* **THE REQUEST**
Print the lines that start the entries and continue through the one holding "import plotly.graph_objects as go", please, exactly and with the pictures omitted.

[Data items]
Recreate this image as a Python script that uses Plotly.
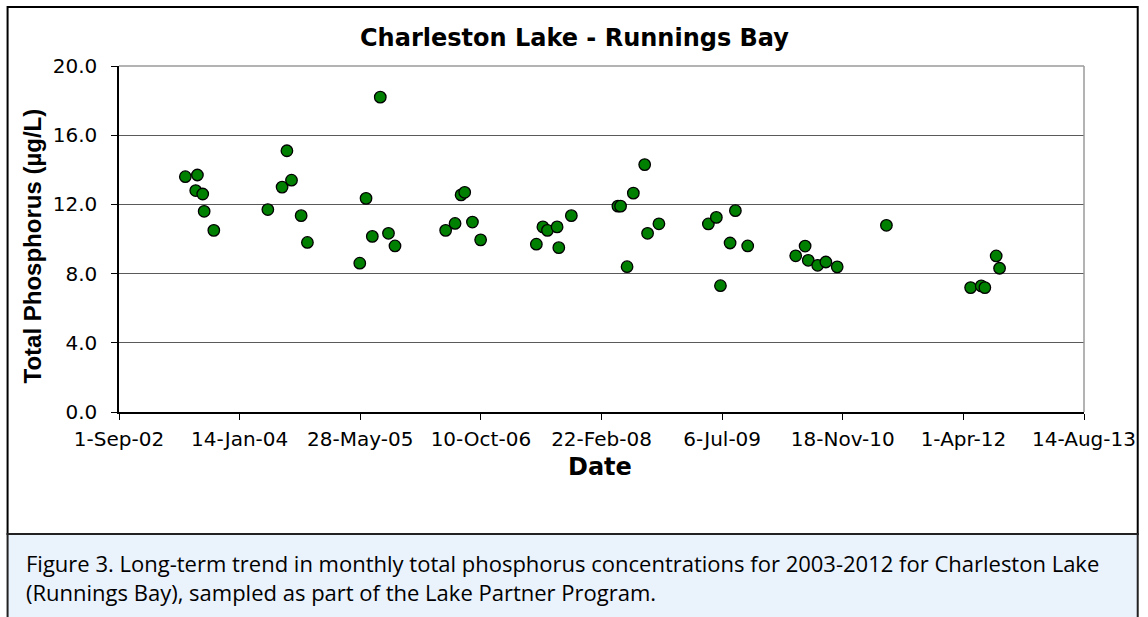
import plotly.graph_objects as go

# ---- data ----
sample_dates = [
    "2003-06-03", "2003-07-16", "2003-07-23", "2003-08-14", "2003-08-20", "2003-09-29",
    "2004-05-10", "2004-07-08", "2004-07-28", "2004-08-16", "2004-09-25", "2004-10-21",
    "2005-05-26", "2005-06-21", "2005-07-17", "2005-08-19", "2005-09-22", "2005-10-19",
    "2006-05-17", "2006-06-25", "2006-07-20", "2006-08-04", "2006-09-05", "2006-10-09",
    "2007-05-28", "2007-06-24", "2007-07-13", "2007-08-22", "2007-08-29", "2007-10-20",
    "2008-04-30", "2008-05-11", "2008-06-07", "2008-07-03", "2008-08-19", "2008-08-31", "2008-10-17",
    "2009-05-10", "2009-06-12", "2009-06-29", "2009-08-08", "2009-08-30", "2009-10-20",
    "2010-05-07", "2010-06-15", "2010-06-28", "2010-08-06", "2010-09-09", "2010-10-26",
    "2011-05-18",
    "2012-05-01", "2012-06-14", "2012-06-29", "2012-08-15", "2012-08-29",
]
total_phosphorus = [
    13.6, 12.8, 13.7, 12.6, 11.6, 10.5,
    11.7, 13.0, 15.1, 13.4, 11.35, 9.8,
    8.6, 12.35, 10.15, 18.2, 10.33, 9.6,
    10.5, 10.9, 12.55, 12.7, 10.98, 9.95,
    9.7, 10.7, 10.5, 10.7, 9.5, 11.35,
    11.9, 11.9, 8.4, 12.65, 14.3, 10.33, 10.88,
    10.87, 11.25, 7.3, 9.77, 11.64, 9.6,
    9.03, 9.59, 8.77, 8.48, 8.67, 8.39,
    10.79,
    7.19, 7.29, 7.19, 9.02, 8.31,
]

chart_title = "Charleston Lake - Runnings Bay"
x_title = "Date"
y_title = "Total Phosphorus (µg/L)"
caption_lines = [
    "Figure 3. Long-term trend in monthly total phosphorus concentrations for 2003-2012 for Charleston Lake",
    "(Runnings Bay), sampled as part of the Lake Partner Program.",
]
x_start, x_end = "2002-09-01", "2013-08-14"
y_min, y_max, y_step = 0, 20, 4

# ---- layout geometry (pixels) ----
W, H = 1148, 617
PL, PR, PT, PB = 119, 1089, 66, 412
pw, ph = PR - PL, PB - PT


def px(x):
    return (x - PL) / pw


def py(y):
    return (PB - y) / ph


AX = "DejaVu Sans, Liberation Sans, sans-serif"
AXB = "Liberation Sans, Arial, sans-serif"

fig = go.Figure()
fig.add_trace(go.Scatter(
    x=sample_dates, y=total_phosphorus, mode="markers",
    marker=dict(size=11.5, color="#008000", line=dict(color="#000000", width=1.3)),
    showlegend=False, cliponaxis=False,
))

shapes = [
    # outer chart border
    dict(type="rect", xref="paper", yref="paper", x0=px(7), x1=px(1143), y0=py(534), y1=py(7),
         line=dict(color="#000000", width=2), fillcolor="rgba(0,0,0,0)", layer="below"),
    # caption box
    dict(type="rect", xref="paper", yref="paper", x0=px(7), x1=px(1143), y0=py(640), y1=py(534),
         line=dict(color="#222222", width=2), fillcolor="#EAF2FC", layer="below"),
    # plot-area border (top/right grey)
    dict(type="line", xref="paper", yref="paper", x0=0, x1=1, y0=1, y1=1,
         line=dict(color="#9a9a9a", width=1.5)),
    dict(type="line", xref="paper", yref="paper", x0=1, x1=1, y0=0, y1=1,
         line=dict(color="#9a9a9a", width=1.5)),
]

annotations = [
    dict(text="<b>%s</b>" % chart_title, xref="paper", yref="paper", x=px(577), y=py(38),
         showarrow=False, font=dict(family=AX, size=24, color="#000"), xanchor="center", yanchor="middle"),
    dict(text="<b>%s</b>" % x_title, xref="paper", yref="paper", x=px(602), y=py(467),
         showarrow=False, font=dict(family=AX, size=24, color="#000"), xanchor="center", yanchor="middle"),
    dict(text="<b>%s</b>" % y_title, xref="paper", yref="paper", x=px(32), y=py(246),
         showarrow=False, textangle=-90, font=dict(family=AXB, size=24, color="#000"),
         xanchor="center", yanchor="middle"),
]
for i, line in enumerate(caption_lines):
    annotations.append(dict(text=line, xref="paper", yref="paper", x=px(24), y=py(563 + i * 29),
                            showarrow=False, font=dict(family="Open Sans, Noto Sans, sans-serif", size=22, color="#000"),
                            xanchor="left", yanchor="middle"))

fig.update_layout(
    width=W, height=H,
    margin=dict(l=PL, r=W - PR, t=PT, b=H - PB),
    paper_bgcolor="#ffffff", plot_bgcolor="#ffffff",
    shapes=shapes, annotations=annotations,
    xaxis=dict(
        type="date", range=[x_start, x_end],
        tick0=x_start, dtick=500 * 86400000, tickformat="%-d-%b-%y",
        ticks="outside", ticklen=6, tickcolor="#000", tickwidth=1,
        showline=True, linecolor="#000", linewidth=1.5,
        showgrid=False, zeroline=False,
        tickfont=dict(family=AX, size=20, color="#000"),
        ticklabelstandoff=2,
    ),
    yaxis=dict(
        range=[y_min, y_max], dtick=y_step, tick0=0, tickformat=".1f",
        ticks="outside", ticklen=6, tickcolor="#000", tickwidth=1,
        showline=True, linecolor="#000", linewidth=1.5,
        showgrid=True, gridcolor="#5a5a5a", gridwidth=1,
        zeroline=False,
        tickfont=dict(family=AX, size=20, color="#000"),
        ticklabelstandoff=10,
    ),
)

fig.write_html("out.html", config={"displayModeBar": False},
               post_script="document.body.style.margin='0px';")
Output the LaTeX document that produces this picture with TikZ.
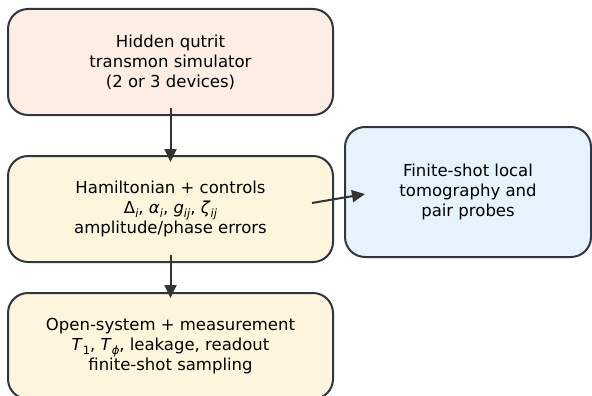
\documentclass[tikz,border=0pt]{standalone}
\usepackage{fontspec}
\setmainfont{DejaVu Sans}
\usetikzlibrary{arrows.meta}
\definecolor{bordc}{HTML}{30353F}
\definecolor{arrc}{HTML}{333333}
\definecolor{peach}{HTML}{FDEDE3}
\definecolor{ylw}{HTML}{FEF6DC}
\definecolor{lblue}{HTML}{E6F3FD}
\newcommand{\mi}[1]{\textit{#1}}
\newcommand{\sbs}[1]{\raisebox{-0.25em}{\fontsize{11.5}{12}\selectfont #1}}
\begin{document}
\begin{tikzpicture}[x=1pt,y=1pt,
  box/.style={draw=bordc, line width=2pt, rounded corners=20pt, align=center,
    minimum width=325pt, minimum height=106pt, inner sep=0pt,
    font=\fontsize{16.5}{20}\selectfont, text=black},
  arr/.style={draw=arrc, line width=2pt, -{Triangle[length=13pt,width=12pt]}}]
\useasboundingbox (0,0) rectangle (592,-396);
\node[box, fill=peach] (b1) at (170.5,-62) {Hidden qutrit\\transmon simulator\\(2 or 3 devices)};
\node[box, fill=ylw] (b2) at (170.5,-209) {Hamiltonian + controls\\
  Δ\sbs{\mi{i}}, \mi{α}\sbs{\mi{i}}, \mi{g}\sbs{\mi{ij}}, \mi{ζ}\sbs{\mi{ij}}\\amplitude/phase errors};
\node[box, fill=ylw] (b3) at (170.5,-346) {Open-system + measurement\\
  \mi{T}\sbs{1}, \mi{T}\sbs{\mi{ϕ}}, leakage, readout\\finite-shot sampling};
\node[box, fill=lblue, minimum width=246pt, minimum height=130pt] (b4) at (468,-192) {Finite-shot local\\tomography and\\pair probes};
\draw[arr] ([yshift=8pt]b1.south) -- ([yshift=-7pt]b2.north);
\draw[arr] ([yshift=8pt]b2.south) -- ([yshift=-6pt]b3.north);
\draw[arr] ([xshift=-22pt,yshift=6pt]b2.east) -- ([xshift=21pt,yshift=-2pt]b4.west);
\end{tikzpicture}
\end{document}
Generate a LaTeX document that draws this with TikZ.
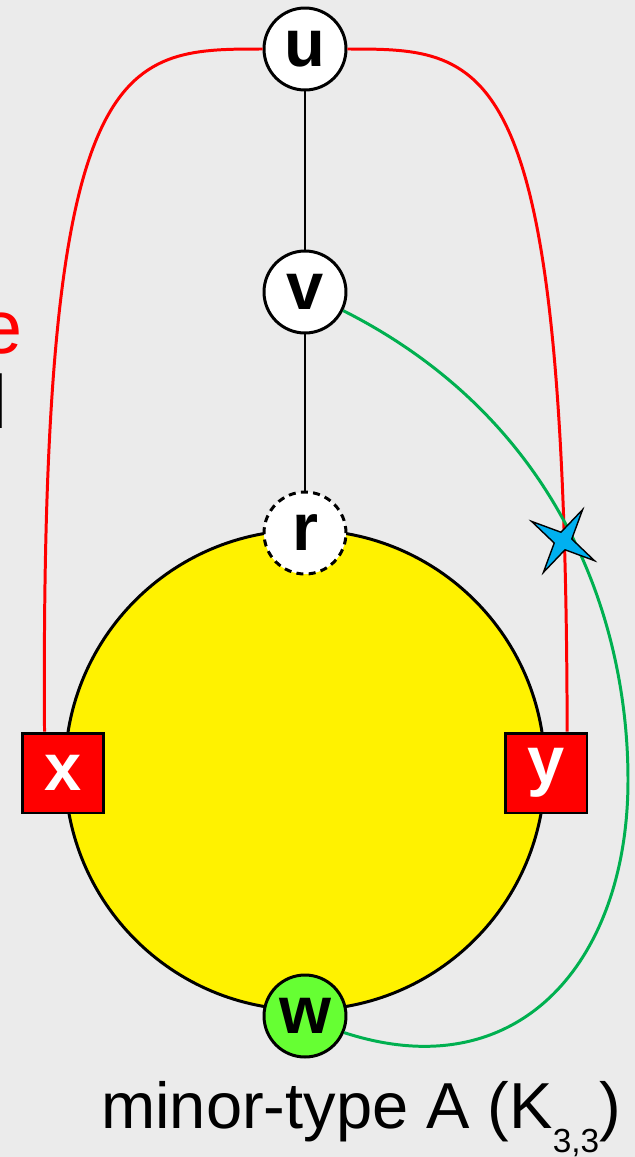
\documentclass[tikz,border=0pt]{standalone}
\usepackage{fontspec}
\setmainfont{Liberation Sans}
\usetikzlibrary{calc}
\definecolor{bggray}{HTML}{EBEBEB}
\definecolor{edgegreen}{HTML}{00B050}
\definecolor{wgreen}{HTML}{66FF33}
\definecolor{starblue}{HTML}{00B0F0}
\begin{document}
\begin{tikzpicture}[x=0.02cm,y=-0.02cm,
    vertex/.style={circle,draw,line width=1.7pt,fill=white,minimum size=1.64cm,inner sep=0pt,font=\fontsize{38}{38}\selectfont\bfseries},
    term/.style={rectangle,draw,line width=1.7pt,fill=red,text=white,minimum width=1.64cm,minimum height=1.6cm,inner sep=0pt,font=\fontsize{38}{38}\selectfont\bfseries}]
    \fill [bggray] (0,0) rectangle (635,1157);
    \clip (0,0) rectangle (635,1157);
    \node [anchor=base east,inner sep=0pt,text=red,font=\fontsize{43}{43}\selectfont] (capa) at (23,353) {e};
    \node [anchor=base east,inner sep=0pt,font=\fontsize{43}{43}\selectfont] (capb) at (8,428) {l};
    \node [circle,draw,line width=1.7pt,fill=yellow,minimum size=9.6cm] (blk) at (305,770) {};
    \node [vertex] (u) at (305,49) {u};
    \node [vertex] (v) at (305,292) {v};
    \node [vertex,dashed,dash pattern=on 4pt off 3pt] (r) at (305,533) {r};
    \node [term] (x) at (63,773) {x};
    \node [term] (y) at (546,773) {y};
    \node [vertex,fill=wgreen] (w) at (305,1016) {w};
    \draw [line width=1.7pt] (u) -- (v) -- (r);
    \draw [red, line width=1.7pt] (x.114) .. controls (40,50) and (120,49) .. (u.west);
    \draw [red, line width=1.7pt] (u.east) .. controls (490,49) and (566,50) .. (y.63);
    \draw [edgegreen, line width=1.7pt] (v.-26) .. controls (560,420) and (628,620) .. (628,780)
        .. controls (628,960) and (520,1090) .. (w.-23);
    \coordinate (hit) at (563,541);
    \draw [fill=starblue, line width=0.8pt, line join=miter]
        ($(hit)+(-58:37)$) -- ($(hit)+(-13:9)$) -- ($(hit)+(32:37)$) -- ($(hit)+(77:9)$)
        -- ($(hit)+(122:37)$) -- ($(hit)+(167:9)$) -- ($(hit)+(212:37)$) -- ($(hit)+(257:9)$) -- cycle;
    \node [anchor=base west,inner sep=0pt,font=\fontsize{37}{37}\selectfont] (cap) at (101,1128)
        {minor-type A (K\raisebox{-14pt}{\fontsize{19}{19}\selectfont 3,3})};
\end{tikzpicture}
\end{document}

* **OUTPUT OF THE EXERCISE**
Recreate this image as a Python script that uses Plotly.
import plotly.graph_objects as go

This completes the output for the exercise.